Практика анархизма демонстрирует, что для человека-объекта, пытающегося стать субъектом, добивающимся от самого себя entwerden, пораженного революционным откровением и опознавшего в себе нездешнего агента, избранная социальная программа является скорее инструментальной, довольно условной и варьируемой, как модель оружия или цвет камуфляжа для партизана. Экзистенциальная утопия большинства современных левых воплощается в самом революционном акте. Что не отменяет, конечно, необратимых социальных последствий такого акта, просто последствия воспринимаются теперь как историческое эхо, угасающее вплоть до следующего «события».

Утопия анархизма призывает нас к действию в качестве субъекта истории, и любые вспомогательные программы тут всего лишь сопутствующие иносказания, метафоры, намёки на положение революционера, изложенные на нашем предреволюционном, доисторическом, неполном и гротескном языке.

Клоун и пингвин

Кроме деления левых на «классических» (оптимистов) и «новых» (экзистенциалистов) применяют также иную классификацию, делящую радикалов на «внутренних» и «внешних». Если вы видели фильм «Бэтман», вам будет очень легко это понять.

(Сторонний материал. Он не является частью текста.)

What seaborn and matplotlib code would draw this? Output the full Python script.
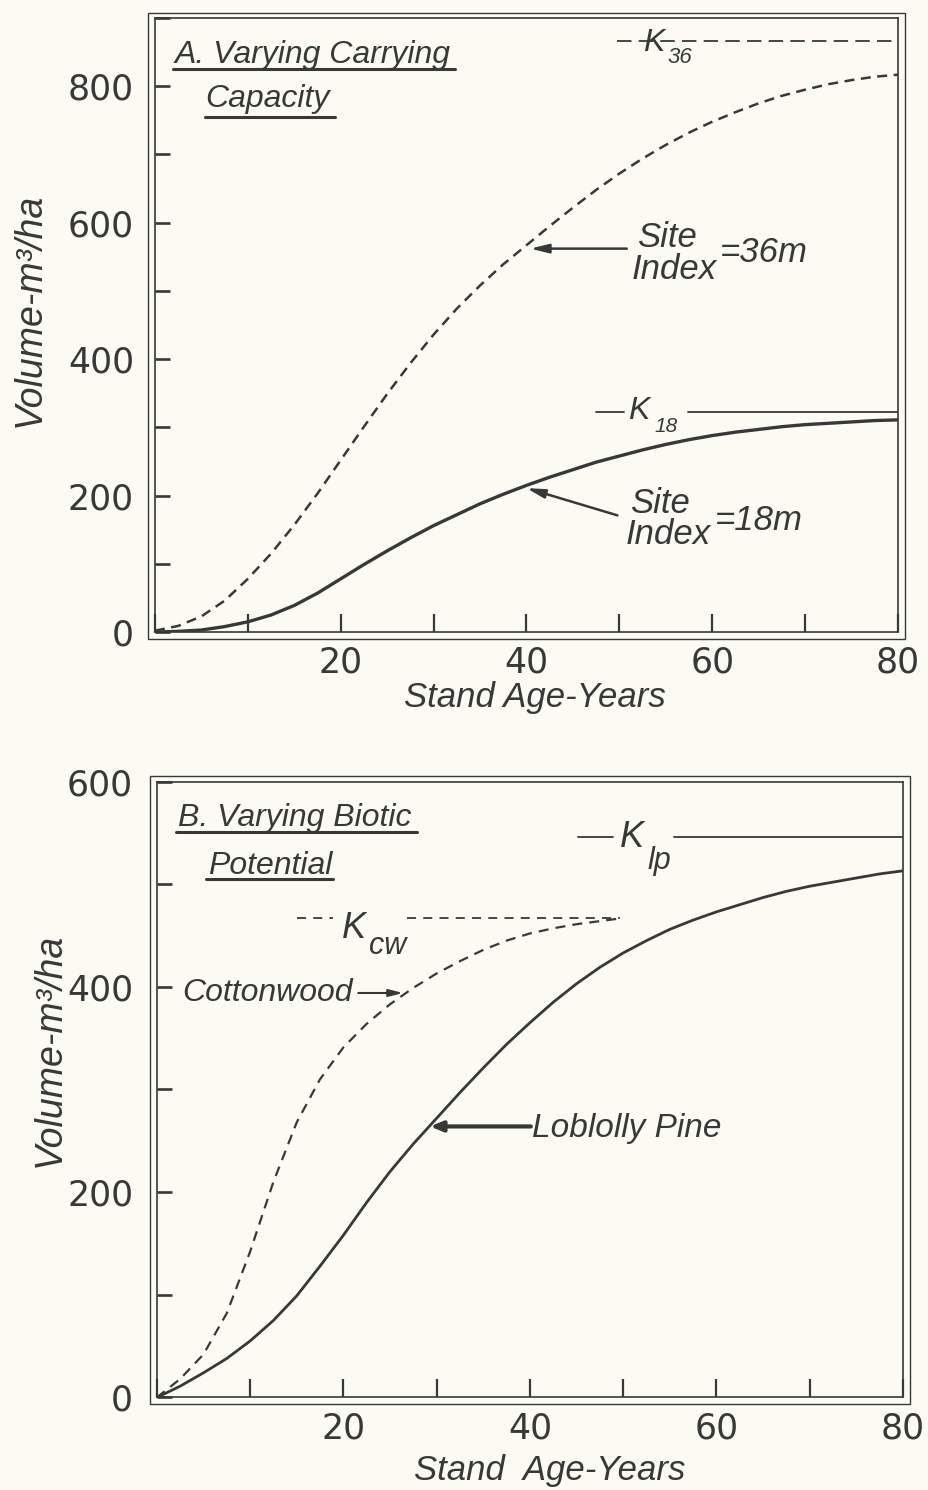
import matplotlib
matplotlib.use("Agg")
import matplotlib.pyplot as plt
from matplotlib.patches import Rectangle
import pandas as pd
import seaborn as sns

# ---------------- data ----------------
age = [0, 2.5, 5, 7.5, 10, 12.5, 15, 17.5, 20, 22.5, 25, 27.5, 30, 32.5, 35, 37.5,
       40, 42.5, 45, 47.5, 50, 52.5, 55, 57.5, 60, 62.5, 65, 67.5, 70, 72.5, 75, 77.5, 80]
vol_si36 = [2, 9, 23, 46, 78, 115, 157, 203, 252, 301, 349, 394, 436, 474, 508, 539,
            567, 595, 622, 648, 672, 694, 714, 732, 748, 762, 775, 786, 795, 803, 809, 814, 817]
vol_si18 = [0, 1, 3, 8, 15, 25, 39, 57, 78, 99, 119, 138, 156, 172, 188, 202,
            215, 227, 238, 249, 258, 267, 275, 282, 288, 293, 297, 301, 304, 306, 308, 310, 311]
age_cw = [0, 2.5, 5, 7.5, 10, 12.5, 15, 17.5, 20, 22.5, 25, 27.5, 30, 32.5, 35, 37.5,
          40, 42.5, 45, 47.5, 50]
vol_cottonwood = [0, 18, 42, 82, 142, 210, 268, 310, 341, 364, 383, 399, 413, 425, 436, 445,
                  452, 457, 461, 464, 467]
vol_loblolly = [0, 11, 24, 38, 55, 75, 99, 128, 158, 190, 220, 247, 272, 297, 321, 344,
                365, 385, 403, 419, 433, 445, 456, 465, 473, 480, 487, 493, 498, 502, 506, 510, 513]
k36, k18, kcw, klp = 866, 322, 467, 546

x_ticks = list(range(0, 81, 10))
x_ticklabels = ["", "", "20", "", "40", "", "60", "", "80"]
y_ticks_a = list(range(0, 901, 100))
y_ticklabels_a = ["0", "", "200", "", "400", "", "600", "", "800", ""]
y_ticks_b = list(range(0, 601, 100))
y_ticklabels_b = ["0", "", "200", "", "400", "", "600"]

dfA = pd.DataFrame({"age": age, "si36": vol_si36, "si18": vol_si18})
dfB = pd.DataFrame({"age": age, "loblolly": vol_loblolly})
dfC = pd.DataFrame({"age": age_cw, "cottonwood": vol_cottonwood})

# ---------------- style ----------------
sns.set_theme(style="white")
plt.rcParams["font.family"] = ["DejaVu Sans"]
INK = "#383838"
BG = "#fbfbf4"
FONT = dict(family="Liberation Sans", style="italic", color=INK)

fig = plt.figure(figsize=(9.29, 14.90), dpi=100, facecolor=BG)
axA = fig.add_axes([0.1668, 0.5758, 0.7998, 0.4121])
axB = fig.add_axes([0.1688, 0.0621, 0.8032, 0.4134])


def style(ax, yt, ytl, ymax, ypad):
    ax.set_facecolor(BG)
    ax.set_xlim(0, 80)
    ax.set_ylim(0, ymax)
    ax.set_xticks(x_ticks)
    ax.set_xticklabels(x_ticklabels)
    ax.set_yticks(yt)
    ax.set_yticklabels(ytl)
    ax.tick_params(axis="x", direction="in", length=13, width=1.6, color=INK,
                   labelsize=25, labelcolor=INK, pad=10, bottom=True)
    ax.tick_params(axis="y", direction="in", length=11, width=1.9, color=INK,
                   labelsize=25, labelcolor=INK, pad=ypad, left=True)
    ax.grid(False)
    for s in ax.spines.values():
        s.set_visible(True)
        s.set_color(INK)
        s.set_linewidth(1.2)
    ax.add_patch(Rectangle((-0.009, -0.011), 1.018, 1.02, transform=ax.transAxes,
                           fill=False, ec=INK, lw=1.0, clip_on=False))


style(axA, y_ticks_a, y_ticklabels_a, 900, 15)
style(axB, y_ticks_b, y_ticklabels_b, 600, 17)

ARROW_THIN = dict(arrowstyle="-|>,head_length=0.9,head_width=0.22",
                  color=INK, lw=1.8, shrinkA=0, shrinkB=0)

# ---------------- panel A ----------------
sns.lineplot(data=dfA, x="age", y="si36", ax=axA, color=INK, lw=1.8,
             linestyle=(0, (4, 2.6)))
sns.lineplot(data=dfA, x="age", y="si18", ax=axA, color=INK, lw=2.4)

axA.plot([49.7, 80], [k36, k36], color=INK, lw=1.3, linestyle=(0, (8, 4)))
axA.text(52.5, 864, "K", va="center", ha="left", fontsize=23, **FONT)
axA.text(55.2, 842, "36", va="center", ha="left", fontsize=16, **FONT)

axA.plot([47.5, 50.5], [k18, k18], color=INK, lw=1.3)
axA.plot([57.4, 80], [k18, k18], color=INK, lw=1.3)
axA.text(50.9, 324, "K", va="center", ha="left", fontsize=23, **FONT)
axA.text(53.8, 302, "18", va="center", ha="left", fontsize=15, **FONT)

axA.text(51.9, 578, "Site", va="center", ha="left", fontsize=25, **FONT)
axA.text(51.3, 532, "Index", va="center", ha="left", fontsize=25, **FONT)
axA.text(60.8, 556, "=36m", va="center", ha="left", fontsize=25, **FONT)
axA.annotate("", xy=(40.4, 562), xytext=(50.8, 562), arrowprops=ARROW_THIN)

axA.text(51.1, 189, "Site", va="center", ha="left", fontsize=25, **FONT)
axA.text(50.7, 143, "Index", va="center", ha="left", fontsize=25, **FONT)
axA.text(60.3, 163, "=18m", va="center", ha="left", fontsize=25, **FONT)
axA.annotate("", xy=(40.0, 211), xytext=(49.8, 171), arrowprops=ARROW_THIN)

axA.text(0.027, 0.927, "A. Varying Carrying", transform=axA.transAxes,
         va="baseline", ha="left", fontsize=23, **FONT)
axA.text(0.067, 0.855, "Capacity", transform=axA.transAxes,
         va="baseline", ha="left", fontsize=23, **FONT)
axA.plot([0.024, 0.404], [0.917, 0.917], transform=axA.transAxes, color=INK, lw=2.2)
axA.plot([0.067, 0.242], [0.839, 0.839], transform=axA.transAxes, color=INK, lw=2.2)

axA.set_xlabel("Stand Age-Years", fontsize=25, **FONT)
axA.xaxis.set_label_coords(0.511, -0.107)
axA.xaxis.label.set_va("center")
axA.set_ylabel("Volume-m³/ha", fontsize=27, **FONT)
axA.yaxis.label.set_rotation_mode("default")
axA.yaxis.label.set_va("center")
axA.yaxis.set_label_coords(-0.168, 0.524)

# ---------------- panel B ----------------
sns.lineplot(data=dfC, x="age", y="cottonwood", ax=axB, color=INK, lw=1.6,
             linestyle=(0, (4.5, 3.2)))
sns.lineplot(data=dfB, x="age", y="loblolly", ax=axB, color=INK, lw=2.0)

axB.plot([15.0, 18.9], [kcw, kcw], color=INK, lw=1.3, linestyle=(0, (5, 4)))
axB.plot([26.8, 49.7], [kcw, kcw], color=INK, lw=1.3, linestyle=(0, (5, 4)))
axB.text(19.8, 457, "K", va="center", ha="left", fontsize=26, **FONT)
axB.text(22.8, 440, "cw", va="center", ha="left", fontsize=22, **FONT)

axB.plot([45.2, 48.9], [klp, klp], color=INK, lw=1.3)
axB.plot([55.5, 80], [klp, klp], color=INK, lw=1.3)
axB.text(49.6, 545, "K", va="center", ha="left", fontsize=26, **FONT)
axB.text(52.6, 523, "lp", va="center", ha="left", fontsize=22, **FONT)

axB.text(2.7, 394, "Cottonwood", va="center", ha="left", fontsize=23, **FONT)
axB.annotate("", xy=(26.4, 394), xytext=(21.6, 394),
             arrowprops=dict(arrowstyle="-|>,head_length=0.7,head_width=0.18",
                             color=INK, lw=1.5, shrinkA=0, shrinkB=0))

axB.text(40.2, 262, "Loblolly Pine", va="center", ha="left", fontsize=24, **FONT)
axB.annotate("", xy=(29.3, 264), xytext=(40.1, 264),
             arrowprops=dict(arrowstyle="-|>,head_length=0.6,head_width=0.25",
                             color=INK, lw=3.0, shrinkA=0, shrinkB=0))

axB.text(0.028, 0.9277, "B. Varying Biotic", transform=axB.transAxes,
         va="baseline", ha="left", fontsize=23, **FONT)
axB.text(0.069, 0.850, "Potential", transform=axB.transAxes,
         va="baseline", ha="left", fontsize=23, **FONT)
axB.plot([0.026, 0.349], [0.9185, 0.9185], transform=axB.transAxes, color=INK, lw=2.2)
axB.plot([0.066, 0.236], [0.841, 0.841], transform=axB.transAxes, color=INK, lw=2.2)

axB.set_xlabel("Stand  Age-Years", fontsize=25, **FONT)
axB.xaxis.set_label_coords(0.526, -0.118)
axB.xaxis.label.set_va("center")
axB.set_ylabel("Volume-m³/ha", fontsize=27, **FONT)
axB.yaxis.label.set_rotation_mode("default")
axB.yaxis.label.set_va("center")
axB.yaxis.set_label_coords(-0.143, 0.564)

fig.savefig("out.png", dpi=100, facecolor=BG)
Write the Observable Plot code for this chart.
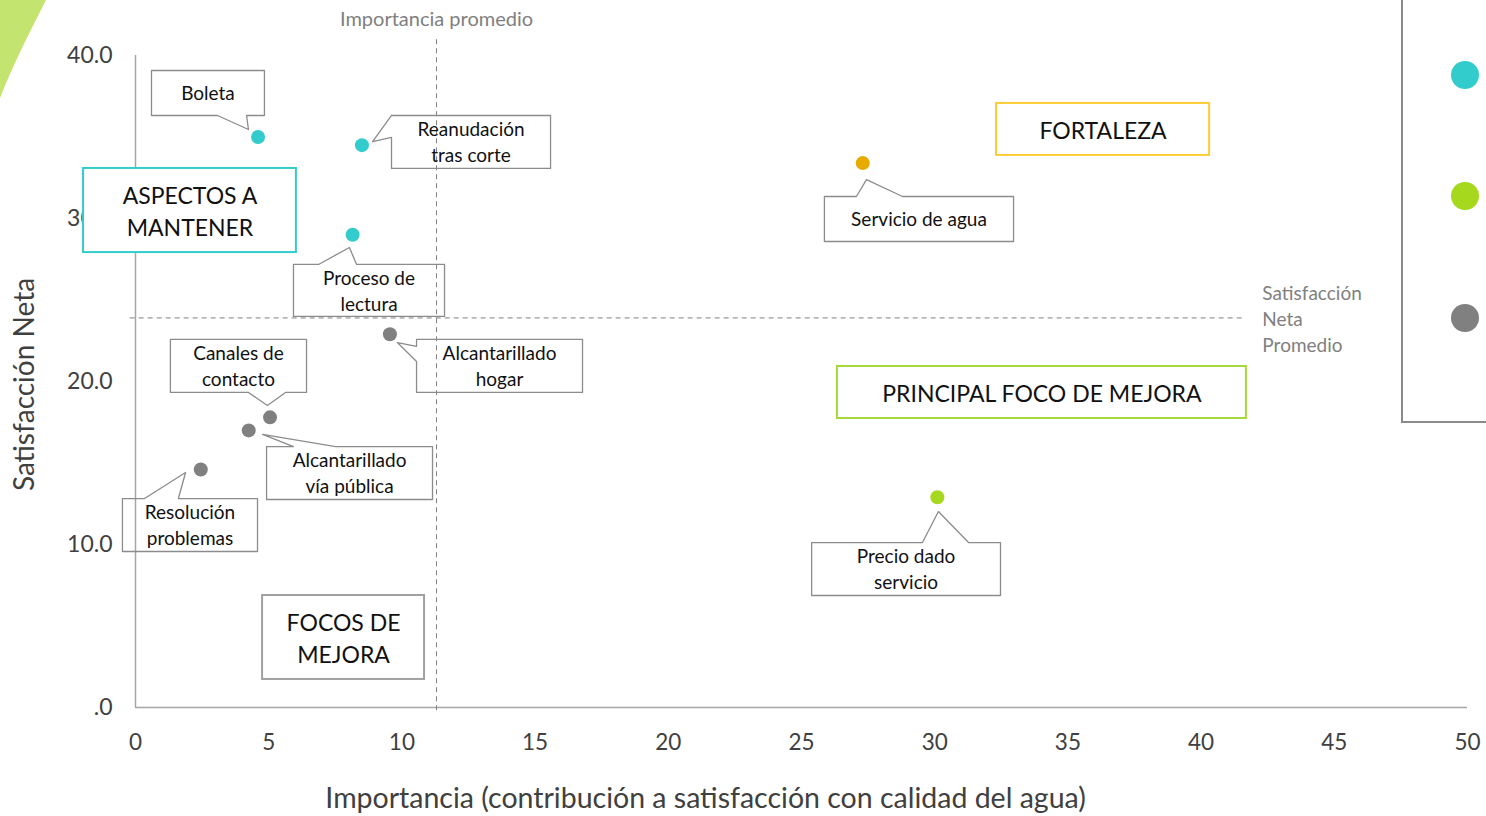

Отрицательный герой первого фильма «Бэтман» — внешний анархист, клоун без цирка, явно читавший Ги Дебора, переделывает канонизированные кураторами «шедевры» в музеях, справедливо полагая, что культ «классики» в искусстве всегда на руку тем, кто стремится заморозить социальное устройство в нынешней форме. На вопрос журналистки о своей мечте остроумно пародирует её же хозяев: «Увидеть свой портрет на однодолларовой банкноте» (скрытая критика института президентской власти). Он швыряет в толпу деньги, потому что они ему не нужны, но каждый, кто позарится на них и поклонится капиталу, должен в конце спектакля заплатить за представление своей жизнью. Деньги — это тест. Антибэтману нужны не деньги, а необратимые перемены.